Aim –
Pick out each line containing the string "page".

= = =

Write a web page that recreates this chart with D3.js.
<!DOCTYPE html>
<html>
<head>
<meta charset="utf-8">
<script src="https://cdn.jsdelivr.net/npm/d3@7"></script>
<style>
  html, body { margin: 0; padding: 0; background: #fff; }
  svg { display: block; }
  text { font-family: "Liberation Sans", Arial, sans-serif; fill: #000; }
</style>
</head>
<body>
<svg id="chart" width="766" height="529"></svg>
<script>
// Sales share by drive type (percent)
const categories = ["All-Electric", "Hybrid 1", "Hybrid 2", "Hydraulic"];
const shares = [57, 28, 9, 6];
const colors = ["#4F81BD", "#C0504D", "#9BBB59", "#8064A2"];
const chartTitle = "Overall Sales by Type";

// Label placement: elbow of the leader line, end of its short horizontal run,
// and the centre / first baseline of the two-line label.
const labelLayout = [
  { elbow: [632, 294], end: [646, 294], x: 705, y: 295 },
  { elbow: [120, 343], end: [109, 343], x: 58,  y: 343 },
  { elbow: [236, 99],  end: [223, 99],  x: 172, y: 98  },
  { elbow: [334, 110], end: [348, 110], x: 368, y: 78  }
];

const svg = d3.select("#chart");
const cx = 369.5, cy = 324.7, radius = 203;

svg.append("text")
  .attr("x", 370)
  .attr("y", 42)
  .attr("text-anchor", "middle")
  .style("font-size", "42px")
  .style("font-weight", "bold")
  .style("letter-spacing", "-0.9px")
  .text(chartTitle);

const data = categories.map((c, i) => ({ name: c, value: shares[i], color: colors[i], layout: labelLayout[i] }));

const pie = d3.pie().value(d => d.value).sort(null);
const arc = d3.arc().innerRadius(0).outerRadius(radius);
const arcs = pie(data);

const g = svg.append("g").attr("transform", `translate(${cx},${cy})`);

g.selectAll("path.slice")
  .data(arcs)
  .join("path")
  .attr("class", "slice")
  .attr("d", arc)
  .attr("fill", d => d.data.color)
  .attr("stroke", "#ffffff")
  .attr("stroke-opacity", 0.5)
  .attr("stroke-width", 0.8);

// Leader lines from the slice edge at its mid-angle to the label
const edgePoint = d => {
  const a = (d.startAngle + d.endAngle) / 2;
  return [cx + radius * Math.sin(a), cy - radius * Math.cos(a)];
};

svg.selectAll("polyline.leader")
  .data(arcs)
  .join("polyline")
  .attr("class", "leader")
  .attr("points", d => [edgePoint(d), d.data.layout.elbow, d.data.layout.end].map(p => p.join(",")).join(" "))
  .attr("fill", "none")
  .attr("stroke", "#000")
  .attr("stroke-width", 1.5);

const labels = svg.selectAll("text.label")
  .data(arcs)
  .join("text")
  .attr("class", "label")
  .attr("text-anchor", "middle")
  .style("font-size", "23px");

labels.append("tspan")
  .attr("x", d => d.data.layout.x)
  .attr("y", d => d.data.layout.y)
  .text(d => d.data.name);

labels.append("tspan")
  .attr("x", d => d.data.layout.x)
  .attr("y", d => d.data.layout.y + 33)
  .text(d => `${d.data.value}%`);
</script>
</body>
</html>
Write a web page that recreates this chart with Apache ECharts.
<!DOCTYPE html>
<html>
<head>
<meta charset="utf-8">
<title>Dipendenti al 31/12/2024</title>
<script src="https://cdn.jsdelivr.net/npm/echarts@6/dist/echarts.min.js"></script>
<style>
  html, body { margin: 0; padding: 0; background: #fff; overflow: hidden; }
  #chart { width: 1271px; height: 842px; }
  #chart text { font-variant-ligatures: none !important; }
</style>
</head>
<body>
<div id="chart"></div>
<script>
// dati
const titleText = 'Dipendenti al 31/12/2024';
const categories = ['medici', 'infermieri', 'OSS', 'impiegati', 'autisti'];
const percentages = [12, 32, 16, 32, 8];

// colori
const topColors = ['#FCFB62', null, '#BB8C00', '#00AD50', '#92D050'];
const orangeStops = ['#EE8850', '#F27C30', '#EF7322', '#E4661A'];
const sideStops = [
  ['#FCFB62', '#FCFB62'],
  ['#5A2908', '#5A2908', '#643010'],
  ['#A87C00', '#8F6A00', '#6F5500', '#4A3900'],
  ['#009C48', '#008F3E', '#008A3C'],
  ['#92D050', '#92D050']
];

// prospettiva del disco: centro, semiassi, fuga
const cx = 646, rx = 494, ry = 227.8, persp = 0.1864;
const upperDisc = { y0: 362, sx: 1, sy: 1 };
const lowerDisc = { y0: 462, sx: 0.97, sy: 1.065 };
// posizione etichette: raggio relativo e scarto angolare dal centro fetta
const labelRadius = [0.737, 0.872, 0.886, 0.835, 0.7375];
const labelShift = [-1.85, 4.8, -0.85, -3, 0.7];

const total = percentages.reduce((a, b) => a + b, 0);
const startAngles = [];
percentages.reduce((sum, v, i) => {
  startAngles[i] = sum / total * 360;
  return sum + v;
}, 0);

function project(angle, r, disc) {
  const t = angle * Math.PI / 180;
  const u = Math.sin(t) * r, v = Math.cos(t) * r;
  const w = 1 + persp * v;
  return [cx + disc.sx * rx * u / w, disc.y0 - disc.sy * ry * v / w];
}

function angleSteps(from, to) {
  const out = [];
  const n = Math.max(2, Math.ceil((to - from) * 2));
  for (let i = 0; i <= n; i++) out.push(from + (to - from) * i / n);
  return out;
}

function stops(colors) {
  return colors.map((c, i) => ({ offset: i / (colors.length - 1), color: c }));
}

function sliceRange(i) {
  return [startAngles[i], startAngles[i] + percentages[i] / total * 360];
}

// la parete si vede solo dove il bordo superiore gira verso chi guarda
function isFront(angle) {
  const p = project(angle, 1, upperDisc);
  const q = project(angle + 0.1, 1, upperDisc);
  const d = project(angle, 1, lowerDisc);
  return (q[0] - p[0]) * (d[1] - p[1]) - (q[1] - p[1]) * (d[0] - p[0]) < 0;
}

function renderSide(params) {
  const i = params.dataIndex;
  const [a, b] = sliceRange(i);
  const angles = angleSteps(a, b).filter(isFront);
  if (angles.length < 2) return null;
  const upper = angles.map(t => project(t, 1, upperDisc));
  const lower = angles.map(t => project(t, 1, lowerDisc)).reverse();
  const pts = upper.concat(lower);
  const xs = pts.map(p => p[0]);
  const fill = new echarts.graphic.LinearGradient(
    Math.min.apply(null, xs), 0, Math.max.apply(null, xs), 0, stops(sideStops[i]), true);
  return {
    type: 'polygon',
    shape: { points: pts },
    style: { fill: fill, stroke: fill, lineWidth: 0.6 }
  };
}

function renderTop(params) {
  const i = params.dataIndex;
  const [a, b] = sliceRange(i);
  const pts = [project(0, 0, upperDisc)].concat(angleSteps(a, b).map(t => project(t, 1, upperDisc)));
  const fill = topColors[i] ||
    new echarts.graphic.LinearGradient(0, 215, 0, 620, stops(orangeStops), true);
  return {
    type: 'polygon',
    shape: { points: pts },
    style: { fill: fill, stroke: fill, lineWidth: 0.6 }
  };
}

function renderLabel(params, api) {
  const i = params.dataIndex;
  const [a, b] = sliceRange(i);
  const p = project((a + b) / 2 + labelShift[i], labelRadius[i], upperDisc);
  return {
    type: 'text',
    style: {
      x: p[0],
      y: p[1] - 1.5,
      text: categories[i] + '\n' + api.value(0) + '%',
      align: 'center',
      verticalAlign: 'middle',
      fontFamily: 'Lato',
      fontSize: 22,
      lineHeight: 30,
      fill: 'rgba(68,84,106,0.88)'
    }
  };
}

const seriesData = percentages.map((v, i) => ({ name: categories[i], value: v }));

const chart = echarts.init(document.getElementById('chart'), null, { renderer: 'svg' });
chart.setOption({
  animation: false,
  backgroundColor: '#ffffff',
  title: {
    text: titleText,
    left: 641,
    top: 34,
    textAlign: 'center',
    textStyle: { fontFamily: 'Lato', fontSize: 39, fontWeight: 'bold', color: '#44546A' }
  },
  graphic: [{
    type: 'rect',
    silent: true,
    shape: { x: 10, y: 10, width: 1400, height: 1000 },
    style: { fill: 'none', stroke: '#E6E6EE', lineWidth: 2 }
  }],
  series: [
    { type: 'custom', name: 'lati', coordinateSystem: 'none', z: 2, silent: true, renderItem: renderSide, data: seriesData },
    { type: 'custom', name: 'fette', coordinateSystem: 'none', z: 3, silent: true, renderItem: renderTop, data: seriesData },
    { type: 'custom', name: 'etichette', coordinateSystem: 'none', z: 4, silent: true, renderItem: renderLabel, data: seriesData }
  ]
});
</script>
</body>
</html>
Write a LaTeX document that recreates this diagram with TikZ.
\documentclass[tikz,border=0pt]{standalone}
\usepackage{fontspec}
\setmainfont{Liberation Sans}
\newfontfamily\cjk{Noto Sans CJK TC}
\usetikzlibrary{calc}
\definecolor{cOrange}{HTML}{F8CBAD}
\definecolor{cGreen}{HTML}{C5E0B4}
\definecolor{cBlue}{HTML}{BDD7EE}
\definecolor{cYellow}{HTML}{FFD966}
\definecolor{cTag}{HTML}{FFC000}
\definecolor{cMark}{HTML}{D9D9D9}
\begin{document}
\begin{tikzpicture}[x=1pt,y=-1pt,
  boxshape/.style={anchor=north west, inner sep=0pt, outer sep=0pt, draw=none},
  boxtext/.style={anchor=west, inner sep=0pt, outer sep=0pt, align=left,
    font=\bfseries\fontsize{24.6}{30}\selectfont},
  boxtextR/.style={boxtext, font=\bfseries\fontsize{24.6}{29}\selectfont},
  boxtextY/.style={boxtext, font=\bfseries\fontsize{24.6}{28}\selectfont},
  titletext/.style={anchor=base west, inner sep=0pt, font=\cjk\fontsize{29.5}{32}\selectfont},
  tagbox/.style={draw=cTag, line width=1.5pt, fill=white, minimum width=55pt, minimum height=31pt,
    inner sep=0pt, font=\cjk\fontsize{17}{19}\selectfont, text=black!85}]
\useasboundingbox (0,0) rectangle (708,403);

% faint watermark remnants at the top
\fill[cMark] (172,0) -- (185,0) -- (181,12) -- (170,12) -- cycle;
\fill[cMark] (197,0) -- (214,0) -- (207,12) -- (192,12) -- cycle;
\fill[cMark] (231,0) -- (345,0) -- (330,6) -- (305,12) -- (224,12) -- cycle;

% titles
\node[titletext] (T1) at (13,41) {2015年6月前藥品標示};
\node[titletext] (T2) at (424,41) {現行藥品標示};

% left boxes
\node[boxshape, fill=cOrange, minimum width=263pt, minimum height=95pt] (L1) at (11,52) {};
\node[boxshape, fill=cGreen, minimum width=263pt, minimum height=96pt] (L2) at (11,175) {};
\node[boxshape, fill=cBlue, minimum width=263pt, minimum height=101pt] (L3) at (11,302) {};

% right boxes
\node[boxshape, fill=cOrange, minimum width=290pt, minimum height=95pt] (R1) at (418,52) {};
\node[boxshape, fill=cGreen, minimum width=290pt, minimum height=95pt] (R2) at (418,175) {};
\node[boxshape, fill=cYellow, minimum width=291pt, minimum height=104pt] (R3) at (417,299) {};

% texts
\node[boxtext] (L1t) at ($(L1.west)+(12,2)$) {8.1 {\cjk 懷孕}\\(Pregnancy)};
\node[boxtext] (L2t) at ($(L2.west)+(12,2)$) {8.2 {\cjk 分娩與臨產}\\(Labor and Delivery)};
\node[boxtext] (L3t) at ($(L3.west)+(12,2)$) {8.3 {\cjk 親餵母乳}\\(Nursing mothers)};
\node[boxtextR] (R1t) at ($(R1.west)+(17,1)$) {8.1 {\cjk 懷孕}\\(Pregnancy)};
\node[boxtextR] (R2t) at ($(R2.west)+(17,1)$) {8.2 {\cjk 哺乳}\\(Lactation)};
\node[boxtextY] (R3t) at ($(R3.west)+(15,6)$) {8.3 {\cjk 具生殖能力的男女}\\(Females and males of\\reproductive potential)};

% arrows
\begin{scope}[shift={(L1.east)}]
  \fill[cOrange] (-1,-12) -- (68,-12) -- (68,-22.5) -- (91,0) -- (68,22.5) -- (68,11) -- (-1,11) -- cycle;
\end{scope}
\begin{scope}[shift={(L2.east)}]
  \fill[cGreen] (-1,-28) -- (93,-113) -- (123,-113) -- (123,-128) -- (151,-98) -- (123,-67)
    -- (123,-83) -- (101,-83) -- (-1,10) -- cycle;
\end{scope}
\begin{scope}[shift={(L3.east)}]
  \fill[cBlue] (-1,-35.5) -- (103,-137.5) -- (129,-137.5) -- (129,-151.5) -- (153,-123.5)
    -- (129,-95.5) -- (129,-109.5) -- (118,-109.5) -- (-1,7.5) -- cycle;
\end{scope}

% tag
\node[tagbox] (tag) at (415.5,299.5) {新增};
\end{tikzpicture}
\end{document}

= = =

Exercise answer –
Write a web page that recreates this chart with D3.js.
Write a web page that recreates this chart with Apache ECharts.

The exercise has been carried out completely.